Warto rozważyć opcję połączenia wycieczek – może znajomi też planują wyjazd na narty? Wystarczy zorganizować większy samochód. Polecamy również korzystanie z portali i serwisów w Internecie. Turnusy narciarskie odbywają się w podobnych terminach i nietrudno znaleźć chętnych na wspólny przejazd, to nawet kilkukrotnie zmniejszy wydatki!
Dokąd jechać na narty?
Najpopularniejsza jest Francja, jednak wbrew pozorom nie musi być bardzo drogo. Wystarczy rozejrzeć się za tańszymi kurortami, na przykład Chamroisse czy Risoul. Trudno jednak o rezerwację, szczególnie jeśli wyjeżdżamy sami lub w małej grupie.

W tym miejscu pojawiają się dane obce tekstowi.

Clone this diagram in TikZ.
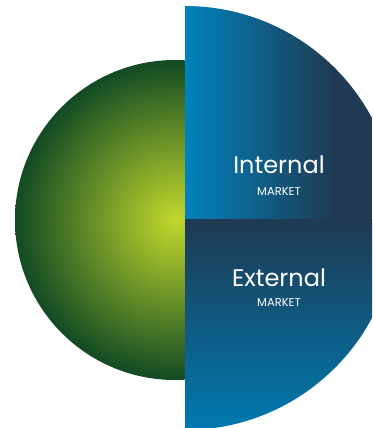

Tańsze i wygodne zakwaterowanie proponują Włochy, Austria, Czechy i Słowacja. Mniej zapłacimy również za przejazd, no i czas podróży będzie krótszy.
Noclegi są przytulne, a mimo to niedrogie. Warto rozejrzeć się w Internecie i po prostu porównać ceny. Bardzo opłacalne są małe pensjonaty oraz ogłoszenia prywatne.
Kiedy jechać na narty?
Ceny zależą również od terminu wyjazdu. Warto rozważyć urlop przed Bożym Narodzeniem lub w styczniu (wtedy nie ma jeszcze ferii i oblężenie nie jest tak duże). Ceny spadają zazwyczaj pod koniec sezonu, jeśli zależy nam na oszczędnościach, rozważmy więc marzec kwiecień.
Dobra organizacja skutkuje najtańszym wyjazdem
Jeżeli wszystko dobrze zaplanujemy, porównując wszystkie możliwości, nasz wyjazd będzie nie tylko tani ale i bardzo udany. Wysoka cena nie zawsze oznacza świetną zabawę. Cenią się najbardziej popularne miejsca, a niekoniecznie idzie to w parze z warunkami. Na stokach tłumy, a zakwaterowanie po prostu ciasne. Najbardziej opłacalne są wycieczki zorganizowane lub w gronie znajomych z rozdzieleniem kosztów dojazdu. Dla większej ilości osób, możemy dostać zniżkę w pensjonacie czy kurorcie. Planując wydatki, nie zapominajmy o rezerwie na niespodziewane sytuacje! Udanej zabawy!